Information supplied.
-=-=-=-=-

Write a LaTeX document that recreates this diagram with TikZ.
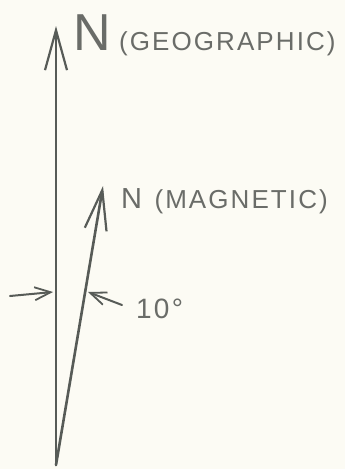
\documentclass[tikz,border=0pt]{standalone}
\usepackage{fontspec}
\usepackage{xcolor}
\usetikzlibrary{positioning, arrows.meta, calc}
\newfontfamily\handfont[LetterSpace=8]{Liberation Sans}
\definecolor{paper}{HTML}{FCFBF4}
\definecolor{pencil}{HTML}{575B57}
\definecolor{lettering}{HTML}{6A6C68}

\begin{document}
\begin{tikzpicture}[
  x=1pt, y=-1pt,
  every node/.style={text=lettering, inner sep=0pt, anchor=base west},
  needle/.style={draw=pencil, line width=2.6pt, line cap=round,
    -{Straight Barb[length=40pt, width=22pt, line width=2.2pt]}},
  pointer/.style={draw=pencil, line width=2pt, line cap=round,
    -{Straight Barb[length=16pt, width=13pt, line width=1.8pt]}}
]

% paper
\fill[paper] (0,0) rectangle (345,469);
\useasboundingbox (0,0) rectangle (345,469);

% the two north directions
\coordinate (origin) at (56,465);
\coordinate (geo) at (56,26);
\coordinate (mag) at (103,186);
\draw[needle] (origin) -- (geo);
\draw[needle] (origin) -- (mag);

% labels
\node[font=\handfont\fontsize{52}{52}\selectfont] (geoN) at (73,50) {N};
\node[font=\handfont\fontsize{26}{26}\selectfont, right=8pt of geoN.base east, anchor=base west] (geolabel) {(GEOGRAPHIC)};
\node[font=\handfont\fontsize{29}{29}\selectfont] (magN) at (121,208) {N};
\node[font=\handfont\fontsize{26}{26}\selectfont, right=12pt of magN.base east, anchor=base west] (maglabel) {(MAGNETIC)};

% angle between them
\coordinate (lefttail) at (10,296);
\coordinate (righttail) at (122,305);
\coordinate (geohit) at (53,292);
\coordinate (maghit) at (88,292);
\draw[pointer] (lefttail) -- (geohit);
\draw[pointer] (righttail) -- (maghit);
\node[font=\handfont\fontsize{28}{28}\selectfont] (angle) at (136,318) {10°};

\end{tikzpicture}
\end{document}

-=-=-=-=-

Required task.
Except for the pictures, give all the material above again verbatim.

Solution to the exercise.
Write a LaTeX document that recreates this diagram with TikZ.
\documentclass[tikz,border=0pt]{standalone}
\usepackage{fontspec}
\usepackage{xcolor}
\usetikzlibrary{positioning, arrows.meta, calc}
\newfontfamily\handfont[LetterSpace=8]{Liberation Sans}
\definecolor{paper}{HTML}{FCFBF4}
\definecolor{pencil}{HTML}{575B57}
\definecolor{lettering}{HTML}{6A6C68}

\begin{document}
\begin{tikzpicture}[
  x=1pt, y=-1pt,
  every node/.style={text=lettering, inner sep=0pt, anchor=base west},
  needle/.style={draw=pencil, line width=2.6pt, line cap=round,
    -{Straight Barb[length=40pt, width=22pt, line width=2.2pt]}},
  pointer/.style={draw=pencil, line width=2pt, line cap=round,
    -{Straight Barb[length=16pt, width=13pt, line width=1.8pt]}}
]

% paper
\fill[paper] (0,0) rectangle (345,469);
\useasboundingbox (0,0) rectangle (345,469);

% the two north directions
\coordinate (origin) at (56,465);
\coordinate (geo) at (56,26);
\coordinate (mag) at (103,186);
\draw[needle] (origin) -- (geo);
\draw[needle] (origin) -- (mag);

% labels
\node[font=\handfont\fontsize{52}{52}\selectfont] (geoN) at (73,50) {N};
\node[font=\handfont\fontsize{26}{26}\selectfont, right=8pt of geoN.base east, anchor=base west] (geolabel) {(GEOGRAPHIC)};
\node[font=\handfont\fontsize{29}{29}\selectfont] (magN) at (121,208) {N};
\node[font=\handfont\fontsize{26}{26}\selectfont, right=12pt of magN.base east, anchor=base west] (maglabel) {(MAGNETIC)};

% angle between them
\coordinate (lefttail) at (10,296);
\coordinate (righttail) at (122,305);
\coordinate (geohit) at (53,292);
\coordinate (maghit) at (88,292);
\draw[pointer] (lefttail) -- (geohit);
\draw[pointer] (righttail) -- (maghit);
\node[font=\handfont\fontsize{28}{28}\selectfont] (angle) at (136,318) {10°};

\end{tikzpicture}
\end{document}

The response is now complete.